Une fois de plus, les peuples africains doivent faire une prise de conscience pour s’opposer catégoriquement à toute forme de prise de pouvoir par la force cela, sans s’attendre à d’éventuelles sanctions des Instituions sous-régionales, régionales et internationales, car ces sanctions ne dissuadent plus les putschistes. Ces sanctions sont souvent complaisantes et légères.

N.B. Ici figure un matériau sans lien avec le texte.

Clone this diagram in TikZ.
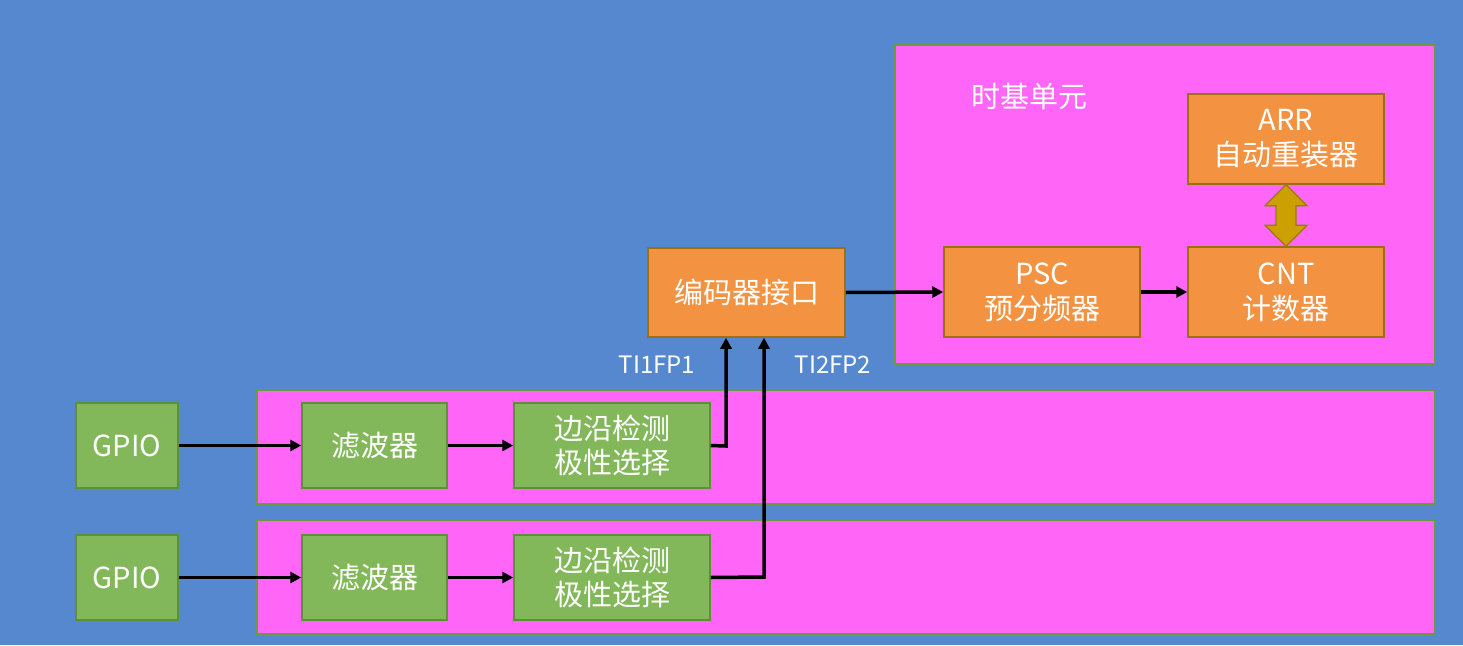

Quand un peuple ne veut pas d’un pouvoir civil, le mieux pour lui c’est de le sanctionner dans les urnes.
Faites cet exercice avec les autres pays africains, notamment ceux de la sous-région, vous conviendrez tout de suite avec moi que le retard du berceau de l’humanité, contrairement à cette pilule amère de dénigrement des pouvoirs civils que font avaler à l’opinion publique africaine des militaires à chaque prise de pouvoir par la force, n’est pas seulement du fait des civils. Les hommes en treillis sont également responsables de cette affligeante situation.
La fin de la démocratie en Afrique de l’ouest ? Cette question a tout son pesant d’or aujourd’hui. Si l’Afrique ne prend pas des dispositions rigoureuses contre les coups d’Etat, les armes remplaceront bientôt les urnes ! N’importe qui peut se lever aujourd’hui pour faire des coups d’Etat. Il suffit juste d’être militaire et d’avoir des armes. Oui, même des enfants peuvent se permettre aujourd’hui de faire des coups d’Etat parce qu’ils ont des armes. Les pouvoirs sont dans la rue, n’importe qui peut les ramasser. Les Organisations africaines doivent revoir leur façon de faire, sinon à l’allure l’instabilité s’installera partout en Afrique. Quelle honte pour le continent !
Bref, il faut un minimum d’expérience pour pouvoir diriger un pays, une Nation, surtout dans un contexte aussi difficile que celui que traversent le pays des hommes intègres et ses voisins aujourd’hui.